Lastly, The Kingsmen are a perfect paradigm for the pastiche of rock being the old school devil’s music. As we all know, If teenagers love one thing more than a bit of iconoclasm, then it’s the sort that comes with a federal stamp of disapproval. On the surface, ‘Louie, Louie’ might currently reside as that slurring 1960s garage rock song your uncle sings at a wedding, but beyond the groove, catchy riff, and scream-along chorus, the FBI ensured that the track entered the annals of rock ‘n’ roll history, by subjecting it to an 18-month investigation and sealing its fate as the most misunderstood song ever recorded.
The whys and wherefores of the song’s slack-jawed sound are all answered by the shoddy recording process that the youngsters had to go through to get their single pressed. It sounds unintelligible because that’s what $50 and a shady producer gets you. However, the FBI thought there must surely be more to it than meets the eye, and because the lyrics couldn’t be understood, J. Edgar Hoover and his cronies believed the youth were in revolt and there was some sort of subversive Soviet code hidden in the sonic jangling.

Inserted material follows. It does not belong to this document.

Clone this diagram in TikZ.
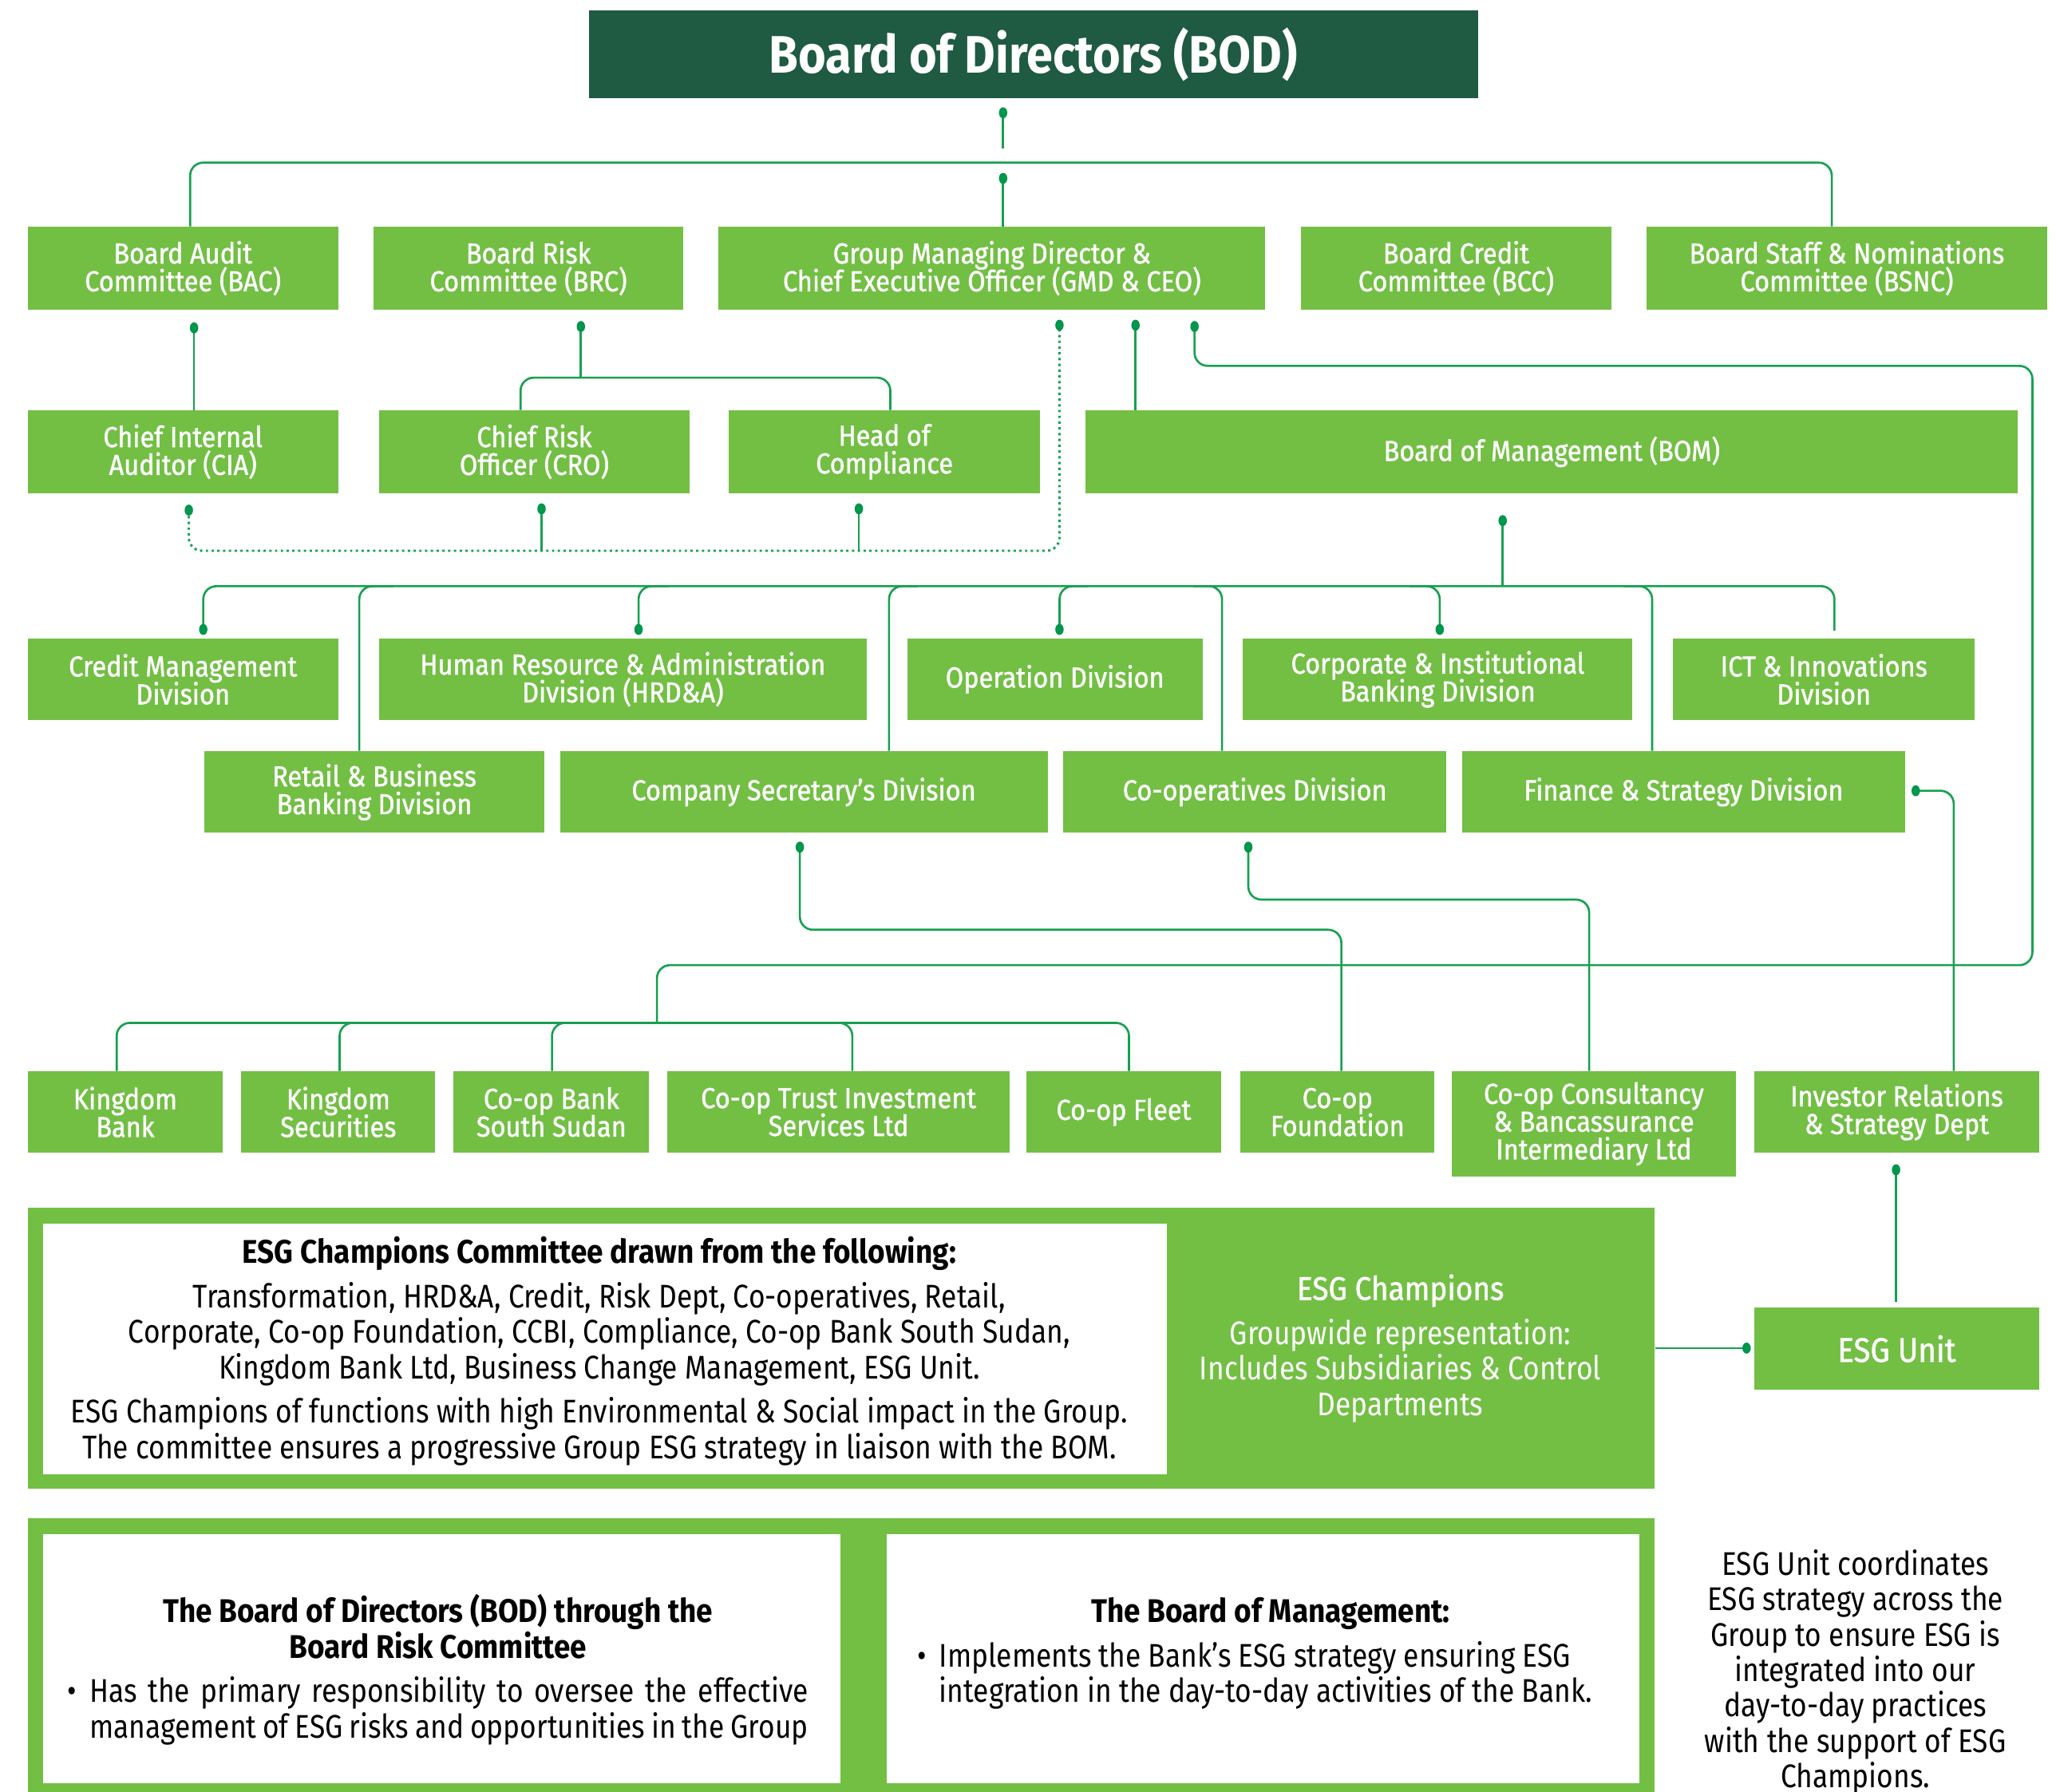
\documentclass[tikz,border=0pt]{standalone}
\usepackage{fontspec}
\setmainfont{Fira Sans}[FakeStretch=0.86, BoldFeatures={FakeStretch=0.9}]
\newfontfamily\medfont{Fira Sans}[FakeStretch=0.9, FakeBold=1.2]
\definecolor{bodg}{RGB}{31,90,66}
\definecolor{boxg}{RGB}{114,191,68}
\definecolor{lc}{RGB}{22,160,80}
\definecolor{dc}{RGB}{0,150,75}
\newcommand\gbox[7][]{\node[gb,#1,minimum width={(#5-#3)*0.5pt},minimum height={(#6-#4)*0.5pt}] (#2) at ({(#3+#5)/2},{(#4+#6)/2}) {#7};}
\newcommand\bodyf{\fontsize{12.5}{13.5}\selectfont}
\protected\def\boxf{\medfont\fontsize{11}{10.6}\selectfont\lineskiplimit=-20pt\relax\lineskip=0pt\relax}
\begin{document}
\begin{tikzpicture}[x=0.5pt,y=-0.5pt,
  gb/.style={fill=boxg, text=white, inner sep=0pt, align=center, font=\boxf},
  conn/.style={draw=lc, line width=0.8pt, rounded corners=5pt},
  dotl/.style={draw=lc, line width=0.9pt, rounded corners=5pt, dash pattern=on 0.9pt off 1.3pt},
  txt/.style={anchor=mid, inner sep=0pt, font=\bodyf, yshift=-1.5pt},
  wtxt/.style={txt, text=white},
  btxt/.style={txt, font=\bodyf\bfseries},
  dotc/.style={fill=dc}]
\useasboundingbox (0,0) rectangle (1568,1366);
% boxes
\gbox[fill=bodg, font=\fontsize{20.1}{24}\selectfont\bfseries]{BOD}{449}{8}{1127}{75}{Board of Directors (BOD)}
\gbox{BAC}{21}{173}{258}{236}{Board Audit\\Committee (BAC)}
\gbox{BRC}{285}{173}{521}{236}{Board Risk\\Committee (BRC)}
\gbox{GMD}{548}{173}{965}{236}{Group Managing Director \&\\Chief Executive Officer (GMD \& CEO)}
\gbox{BCC}{992}{173}{1229}{236}{Board Credit\\Committee (BCC)}
\gbox{BSNC}{1256}{173}{1561}{236}{Board Staff \& Nominations\\Committee (BSNC)}
\gbox{CIA}{21}{313}{258}{376}{Chief Internal\\Auditor (CIA)}
\gbox{CRO}{289}{313}{526}{376}{Chief Risk\\Officer (CRO)}
\gbox{HOC}{556}{313}{793}{376}{Head of\\Compliance}
\gbox{BOM}{828}{313}{1539}{376}{Board of Management (BOM)}
\gbox{CMD}{21}{487}{258}{549}{Credit Management\\Division}
\gbox{HRD}{289}{487}{661}{549}{Human Resource \& Administration\\Division (HRD\&A)}
\gbox{OPD}{692}{487}{917}{549}{Operation Division}
\gbox{CIB}{948}{487}{1245}{549}{Corporate \& Institutional\\Banking Division}
\gbox{ICT}{1276}{487}{1506}{549}{ICT \& Innovations\\Division}
\gbox{RBB}{156}{573}{415}{635}{Retail \& Business\\Banking Division}
\gbox{CSD}{427}{573}{799}{635}{Company Secretary’s Division}
\gbox{COD}{811}{573}{1103}{635}{Co-operatives Division}
\gbox{FSD}{1115}{573}{1453}{635}{Finance \& Strategy Division}
\gbox{KB}{21}{817}{170}{879}{Kingdom\\Bank}
\gbox{KS}{184}{817}{332}{879}{Kingdom\\Securities}
\gbox{CBS}{346}{817}{495}{879}{Co-op Bank\\South Sudan}
\gbox{CTI}{509}{817}{770}{879}{Co-op Trust Investment\\Services Ltd}
\gbox{CF}{783}{817}{931}{879}{Co-op Fleet}
\gbox{CFD}{946}{817}{1094}{879}{Co-op\\Foundation}
\gbox{CCBI}{1107}{817}{1324}{897}{Co-op Consultancy\\\& Bancassurance\\Intermediary Ltd}
\gbox{IRS}{1338}{817}{1555}{879}{Investor Relations\\\& Strategy Dept}
\gbox[font=\medfont\fontsize{13}{14}\selectfont]{ESGU}{1338}{997}{1555}{1060}{ESG Unit}
% ESG champions frame
\gbox{ESGC}{21}{921}{1262}{1135}{}
\gbox[fill=white]{ESGW}{33}{933}{890}{1124}{}
\gbox{BOT}{21}{1158}{1262}{1380}{}
\gbox[fill=white]{BOTL}{33}{1170}{641}{1360}{}
\gbox[fill=white]{BOTR}{676}{1170}{1250}{1360}{}
% texts in ESG box
\node[btxt] (t1) at (457,955) {ESG Champions Committee drawn from the following:};
\node[txt] (t2) at (457,989) {Transformation, HRD\&A, Credit, Risk Dept, Co-operatives, Retail,};
\node[txt] (t3) at (457,1016) {Corporate, Co-op Foundation, CCBI, Compliance, Co-op Bank South Sudan,};
\node[txt] (t4) at (457,1043) {Kingdom Bank Ltd, Business Change Management, ESG Unit.};
\node[txt] (t5) at (457,1077) {ESG Champions of functions with high Environmental \& Social impact in the Group.};
\node[txt] (t6) at (457,1104) {The committee ensures a progressive Group ESG strategy in liaison with the BOM.};
\node[wtxt, font=\medfont\bodyf] (c1) at (1068,983) {ESG Champions};
\node[wtxt] (c2) at (1068,1017) {Groupwide representation:};
\node[wtxt] (c3) at (1068,1044) {Includes Subsidiaries \& Control};
\node[wtxt] (c4) at (1068,1071) {Departments};
% bottom left
\node[btxt] (l1) at (334,1229) {The Board of Directors (BOD) through the};
\node[btxt] (l2) at (334,1256) {Board Risk Committee};
\node[txt] (lb) at (55,1290) {•};
\node[txt, anchor=mid west] (l3) at (68,1290) {\makebox[274pt][s]{Has the primary responsibility to oversee the effective}};
\node[txt, anchor=mid west] (l4) at (68,1317) {\makebox[274pt][s]{management of ESG risks and opportunities in the Group}};
% bottom right
\node[btxt] (r1) at (969,1229) {The Board of Management:};
\node[txt] (rb) at (703,1263) {•};
\node[txt, anchor=mid west] (r2) at (716,1263) {Implements the Bank’s ESG strategy ensuring ESG};
\node[txt, anchor=mid west] (r3) at (716,1290) {integration in the day-to-day activities of the Bank.};
% right side note
\node[txt] (n1) at (1415,1193) {ESG Unit coordinates};
\node[txt] (n2) at (1415,1220) {ESG strategy across the};
\node[txt] (n3) at (1415,1247) {Group to ensure ESG is};
\node[txt] (n4) at (1415,1274) {integrated into our};
\node[txt] (n5) at (1415,1301) {day-to-day practices};
\node[txt] (n6) at (1415,1328) {with the support of ESG};
\node[txt] (n7) at (1415,1355) {Champions.};
% dot coordinates
\coordinate (p0) at (765,86);
\coordinate (p1) at (765,136);
\coordinate (p2) at (148,250);
\coordinate (p3) at (443,249);
\coordinate (p4) at (808,248);
\coordinate (p5) at (144,389);
\coordinate (p6) at (413,388);
\coordinate (p7) at (655,388);
\coordinate (p8) at (866,248);
\coordinate (p9) at (911,249);
\coordinate (p10) at (1146,397);
\coordinate (p11) at (155,480);
\coordinate (p12) at (487,480);
\coordinate (p13) at (808,480);
\coordinate (p14) at (1098,480);
\coordinate (p15) at (610,646);
\coordinate (p16) at (952,646);
\coordinate (p17) at (1461,603);
\coordinate (p18) at (1446,892);
\coordinate (p19) at (1332,1028);
% connectors
\draw[conn] (p0) -- (765,113);
\draw[conn] (BAC.north -| 145,0) -- (145,124) -- (1397,124) -- (BSNC.north -| 1397,0);
\draw[conn] (p1) -- (GMD.north -| p1);
\draw[conn] (p2) -- (CIA.north -| p2);
\draw[conn] (p3) -- (443,288);
\draw[conn] (CRO.north -| 397,0) -- (397,288) -- (679,288) -- (HOC.north -| 679,0);
\draw[dotl] (p5) -- (144,420) -- (808,420) -- (p4);
\draw[conn] (p6) -- (413,420);
\draw[conn] (p7) -- (655,420);
\draw[conn] (p8) -- (BOM.north -| p8);
\draw[conn] (p9) -- (911,279) -- (1550,279) -- (1550,736) -- (501,736) -- (501,780);
\draw[conn] (KB.north -| 89,0) -- (89,780) -- (861,780) -- (CF.north -| 861,0);
\draw[conn] (285,780) -- (259,780) -- (KS.north -| 259,0);
\draw[conn] (445,780) -- (421,780) -- (CBS.north -| 421,0);
\draw[conn] (625,780) -- (650,780) -- (CTI.north -| 650,0);
\draw[conn] (p10) -- (1146,447);
\draw[conn] (p11) -- (155,447) -- (1399,447) -- (1399,481);
\draw[conn] (300,447) -- (274,447) -- (RBB.north -| 274,0);
\draw[conn] (510,447) -- (487,447) -- (p12);
\draw[conn] (700,447) -- (678,447) -- (CSD.north -| 678,0);
\draw[conn] (830,447) -- (808,447) -- (p13);
\draw[conn] (910,447) -- (932,447) -- (COD.north -| 932,0);
\draw[conn] (1075,447) -- (1098,447) -- (p14);
\draw[conn] (1238,447) -- (1260,447) -- (FSD.north -| 1260,0);
\draw[conn] (p15) -- (610,709) -- (1023,709) -- (CFD.north -| 1023,0);
\draw[conn] (p16) -- (952,686) -- (1212,686) -- (CCBI.north -| 1212,0);
\draw[conn] (p17) -- (1490,603) -- (IRS.north -| 1490,0);
\draw[conn] (p18) -- (1446,993);
\draw[conn] (ESGC.east |- p19) -- (p19);
% dots
\foreach \p in {p0,p1,p2,p3,p4,p5,p6,p7,p8,p9,p10,p11,p12,p13,p14,p15,p16,p17,p18,p19}
  \fill[dotc] (\p) ellipse (1.6pt and 2.1pt);
\end{tikzpicture}
\end{document}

Thus, Hoover responded by deploying FBI agents to tirelessly listen to the song over and over for 18-months at various different speeds and frequencies. The conclusion that the FBI reached following their investigation, which also involved a spy ghosting the young band when they embarked on a tour, was that there was simply no knowing what the hell they were trying to say. However, if you play it at exactly 3…[End].